───── AVAILABLE RECORDS ─────
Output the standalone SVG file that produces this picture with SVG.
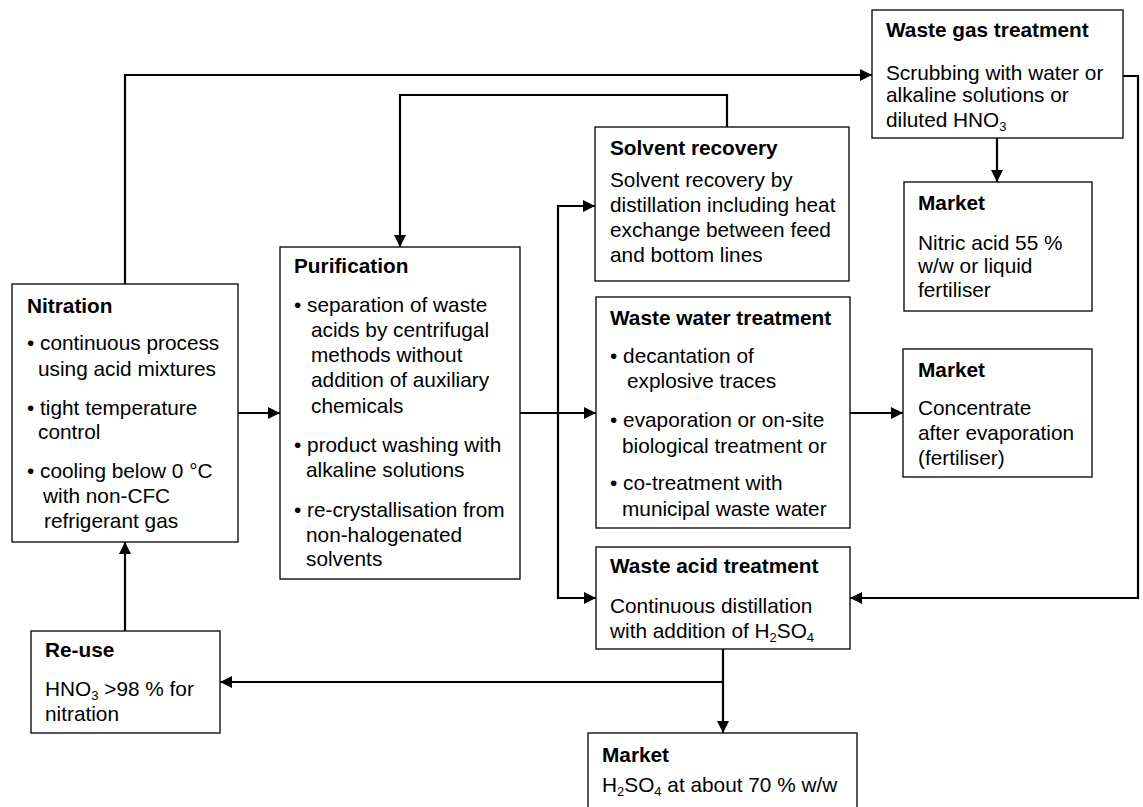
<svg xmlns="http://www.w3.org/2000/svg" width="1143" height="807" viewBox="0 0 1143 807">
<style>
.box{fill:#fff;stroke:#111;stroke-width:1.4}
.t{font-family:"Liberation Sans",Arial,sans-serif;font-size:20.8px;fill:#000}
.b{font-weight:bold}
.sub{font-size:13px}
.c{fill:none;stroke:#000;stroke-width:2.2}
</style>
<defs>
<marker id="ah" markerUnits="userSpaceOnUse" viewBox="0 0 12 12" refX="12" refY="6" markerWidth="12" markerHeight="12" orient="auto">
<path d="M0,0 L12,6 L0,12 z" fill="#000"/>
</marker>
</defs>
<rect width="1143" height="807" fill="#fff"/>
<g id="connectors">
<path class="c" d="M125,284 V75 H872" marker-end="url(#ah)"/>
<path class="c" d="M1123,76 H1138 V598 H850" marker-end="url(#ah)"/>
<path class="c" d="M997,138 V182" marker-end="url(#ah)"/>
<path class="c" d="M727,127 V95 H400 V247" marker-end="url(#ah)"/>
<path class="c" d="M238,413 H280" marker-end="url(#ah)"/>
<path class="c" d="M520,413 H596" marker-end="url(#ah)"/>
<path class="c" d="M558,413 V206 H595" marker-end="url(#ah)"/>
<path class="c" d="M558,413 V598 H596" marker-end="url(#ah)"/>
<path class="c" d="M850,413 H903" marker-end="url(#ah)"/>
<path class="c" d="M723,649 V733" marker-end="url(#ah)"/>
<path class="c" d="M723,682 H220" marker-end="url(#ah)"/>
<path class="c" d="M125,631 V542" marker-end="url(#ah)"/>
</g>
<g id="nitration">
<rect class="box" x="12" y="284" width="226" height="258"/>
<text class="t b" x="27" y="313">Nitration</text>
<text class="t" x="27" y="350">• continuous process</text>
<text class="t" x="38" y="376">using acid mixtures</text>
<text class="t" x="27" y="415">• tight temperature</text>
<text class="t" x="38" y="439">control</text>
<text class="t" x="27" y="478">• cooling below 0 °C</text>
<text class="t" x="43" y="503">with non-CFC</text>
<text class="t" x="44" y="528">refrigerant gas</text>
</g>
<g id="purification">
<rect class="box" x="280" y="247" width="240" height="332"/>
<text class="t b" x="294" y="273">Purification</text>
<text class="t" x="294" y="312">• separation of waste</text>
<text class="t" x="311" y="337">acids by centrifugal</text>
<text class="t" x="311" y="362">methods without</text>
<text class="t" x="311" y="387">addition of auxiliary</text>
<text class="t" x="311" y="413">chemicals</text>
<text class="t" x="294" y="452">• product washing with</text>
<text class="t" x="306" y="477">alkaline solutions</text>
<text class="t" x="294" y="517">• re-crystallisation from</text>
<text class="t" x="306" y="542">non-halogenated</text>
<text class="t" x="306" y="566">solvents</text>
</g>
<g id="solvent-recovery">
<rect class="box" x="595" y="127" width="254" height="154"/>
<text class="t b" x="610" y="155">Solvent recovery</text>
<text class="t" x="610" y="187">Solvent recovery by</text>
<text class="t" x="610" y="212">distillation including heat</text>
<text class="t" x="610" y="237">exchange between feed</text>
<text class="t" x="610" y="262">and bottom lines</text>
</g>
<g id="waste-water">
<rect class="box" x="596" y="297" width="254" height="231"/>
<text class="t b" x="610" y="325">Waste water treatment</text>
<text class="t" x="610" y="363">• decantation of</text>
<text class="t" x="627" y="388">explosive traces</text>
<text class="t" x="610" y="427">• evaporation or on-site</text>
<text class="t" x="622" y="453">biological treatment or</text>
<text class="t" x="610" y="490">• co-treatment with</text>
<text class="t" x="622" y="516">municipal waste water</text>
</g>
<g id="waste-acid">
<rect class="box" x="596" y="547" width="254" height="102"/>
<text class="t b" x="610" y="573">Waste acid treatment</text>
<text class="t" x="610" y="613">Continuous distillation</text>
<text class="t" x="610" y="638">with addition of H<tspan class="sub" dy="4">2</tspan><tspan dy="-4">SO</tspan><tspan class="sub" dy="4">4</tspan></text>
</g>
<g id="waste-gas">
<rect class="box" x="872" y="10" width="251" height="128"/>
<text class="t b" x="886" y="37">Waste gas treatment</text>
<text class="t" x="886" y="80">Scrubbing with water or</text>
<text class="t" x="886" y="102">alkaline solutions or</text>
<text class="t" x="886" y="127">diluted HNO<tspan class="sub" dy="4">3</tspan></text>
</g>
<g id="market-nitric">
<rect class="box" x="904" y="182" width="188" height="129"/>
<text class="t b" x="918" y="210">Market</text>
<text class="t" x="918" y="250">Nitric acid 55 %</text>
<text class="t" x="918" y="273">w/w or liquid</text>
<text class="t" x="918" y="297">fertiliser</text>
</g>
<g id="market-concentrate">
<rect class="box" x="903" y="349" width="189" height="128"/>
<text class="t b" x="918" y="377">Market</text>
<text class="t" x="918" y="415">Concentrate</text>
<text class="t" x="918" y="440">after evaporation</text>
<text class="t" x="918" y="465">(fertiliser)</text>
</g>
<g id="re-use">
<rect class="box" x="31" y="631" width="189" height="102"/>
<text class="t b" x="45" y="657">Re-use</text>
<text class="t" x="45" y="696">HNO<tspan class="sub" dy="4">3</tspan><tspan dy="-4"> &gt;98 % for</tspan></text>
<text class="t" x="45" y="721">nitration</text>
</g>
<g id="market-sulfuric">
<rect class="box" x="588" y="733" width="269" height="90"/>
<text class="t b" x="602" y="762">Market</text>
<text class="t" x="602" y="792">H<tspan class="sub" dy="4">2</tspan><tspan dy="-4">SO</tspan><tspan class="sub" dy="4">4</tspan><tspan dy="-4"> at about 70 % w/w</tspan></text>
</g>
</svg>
─────
───── AVAILABLE RECORDS ─────
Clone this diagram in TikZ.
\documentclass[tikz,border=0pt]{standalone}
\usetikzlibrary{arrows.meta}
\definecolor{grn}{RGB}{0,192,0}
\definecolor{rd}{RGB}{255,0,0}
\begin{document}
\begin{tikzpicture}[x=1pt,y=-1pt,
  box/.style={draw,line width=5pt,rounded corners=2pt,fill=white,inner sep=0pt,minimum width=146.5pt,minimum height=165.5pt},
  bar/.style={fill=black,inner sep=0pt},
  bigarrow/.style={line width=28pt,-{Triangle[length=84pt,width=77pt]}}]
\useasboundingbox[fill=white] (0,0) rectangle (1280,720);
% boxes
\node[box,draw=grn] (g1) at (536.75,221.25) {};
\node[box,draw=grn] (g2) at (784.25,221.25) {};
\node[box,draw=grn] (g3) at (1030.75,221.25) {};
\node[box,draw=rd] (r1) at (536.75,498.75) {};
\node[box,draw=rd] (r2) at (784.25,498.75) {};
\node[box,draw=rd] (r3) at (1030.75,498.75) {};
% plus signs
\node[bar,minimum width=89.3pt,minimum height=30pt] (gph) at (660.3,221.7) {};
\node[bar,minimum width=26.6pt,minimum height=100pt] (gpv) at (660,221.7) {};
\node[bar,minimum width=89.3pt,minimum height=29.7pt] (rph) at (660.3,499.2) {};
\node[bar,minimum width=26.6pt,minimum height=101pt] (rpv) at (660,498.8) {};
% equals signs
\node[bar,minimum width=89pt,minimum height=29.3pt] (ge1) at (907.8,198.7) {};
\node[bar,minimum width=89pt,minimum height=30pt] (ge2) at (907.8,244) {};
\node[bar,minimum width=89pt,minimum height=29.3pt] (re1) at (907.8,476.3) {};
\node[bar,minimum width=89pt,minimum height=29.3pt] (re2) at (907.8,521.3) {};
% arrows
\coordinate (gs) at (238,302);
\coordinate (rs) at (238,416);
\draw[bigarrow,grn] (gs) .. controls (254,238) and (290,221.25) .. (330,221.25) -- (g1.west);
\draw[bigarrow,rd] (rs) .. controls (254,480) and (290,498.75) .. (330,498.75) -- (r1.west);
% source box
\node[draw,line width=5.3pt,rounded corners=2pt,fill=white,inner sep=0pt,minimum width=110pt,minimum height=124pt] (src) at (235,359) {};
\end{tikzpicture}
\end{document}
─────
Collect each line of the entries that has the word "standalone", copying it in full.

Output the standalone SVG file that produces this picture with SVG.
\documentclass[tikz,border=0pt]{standalone}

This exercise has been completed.